The Second Circuit Changes Course in 3131 Veterans Blvd.
On May 8, 2025, the Second Circuit Court of Appeals confronted the same issue it was faced with nearly 30 years ago in Stephens—whether arbitration provisions in insurance policies issued by foreign insurers are enforceable notwithstanding states’ anti-arbitration statutes? This time, the Second Circuit held in the affirmative, concluding that its reasoning in Stephens was “fatally undermined by the Supreme Court’s subsequent decision in [Medellín],” which “established an entirely different test for determining whether a treaty provision should be considered ‘self-executing’[.]”

The Second Circuit found its analysis in Stephens erroneously focused “solely on the existence of implementing legislation for the New York Convention as a whole, and it considered none of the factors identified as controlling in Medellín.” Applying the Medellín factors, the Second Circuit held the New York Convention provided a “directive to domestic courts” that the U.S. “shall” take a particular action, namely, referral of parties to arbitration that have agreed to arbitrate. Accordingly, the Second Circuit abrogated Stephens and concluded the New York Convention “cannot be reverse preempted” by state insurance laws under the MFA.

Potential Ramifications of 3131 Veterans Blvd.
Despite the ruling in 3131 Veterans Blvd., the legal landscape concerning enforcement of international arbitration provisions in insurance policies remains far from settled.
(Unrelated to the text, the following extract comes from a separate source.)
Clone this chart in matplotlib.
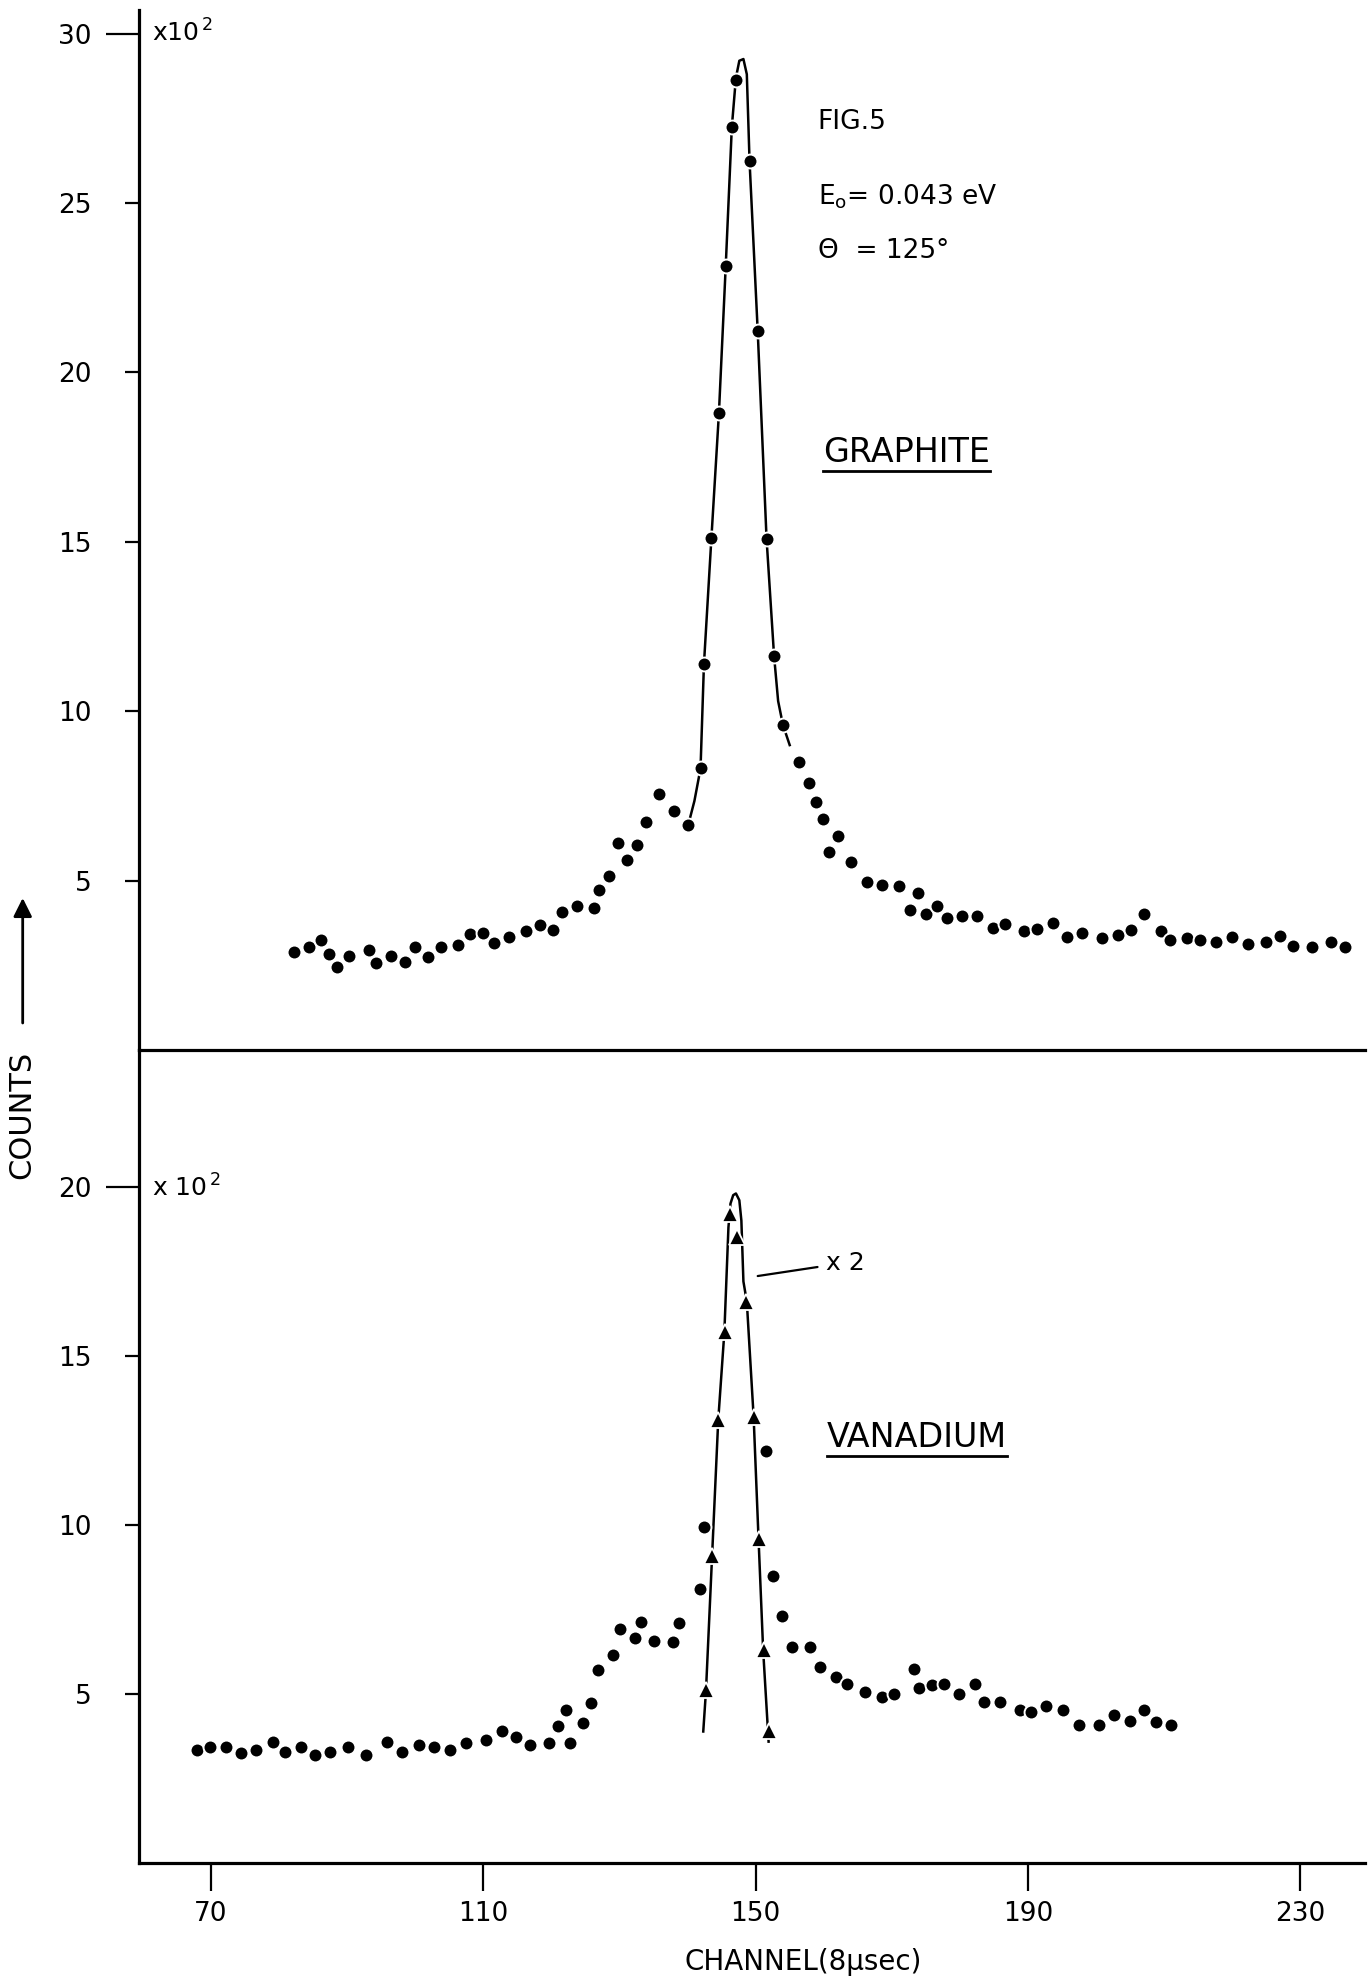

As discussed herein, several courts continue to reject the conclusion that the New York Convention is self-executing, leading to disparate results concerning the applicability of states’ anti-arbitration statutes to arbitration provisions in insurance policies issued by foreign insurers.

Given these skewed results in various jurisdictions, policyholders should consider the potential pitfalls of inclusion of arbitration provisions in insurance policies issued by foreign insurers, such as undesirable and expensive forum battles in the event of coverage litigation. To avoid this dilemma—especially in multi-layered programs with participating excess and surplus lines insurance carriers—policyholders should pay close attention to foreign insurance companies’ attempts to insert arbitration provisions into their policies. Experienced insurance recovery lawyers can assist policyholders in evaluating such provisions when purchasing insurance coverage, advise on potential risks, and cut through the Gordian knot.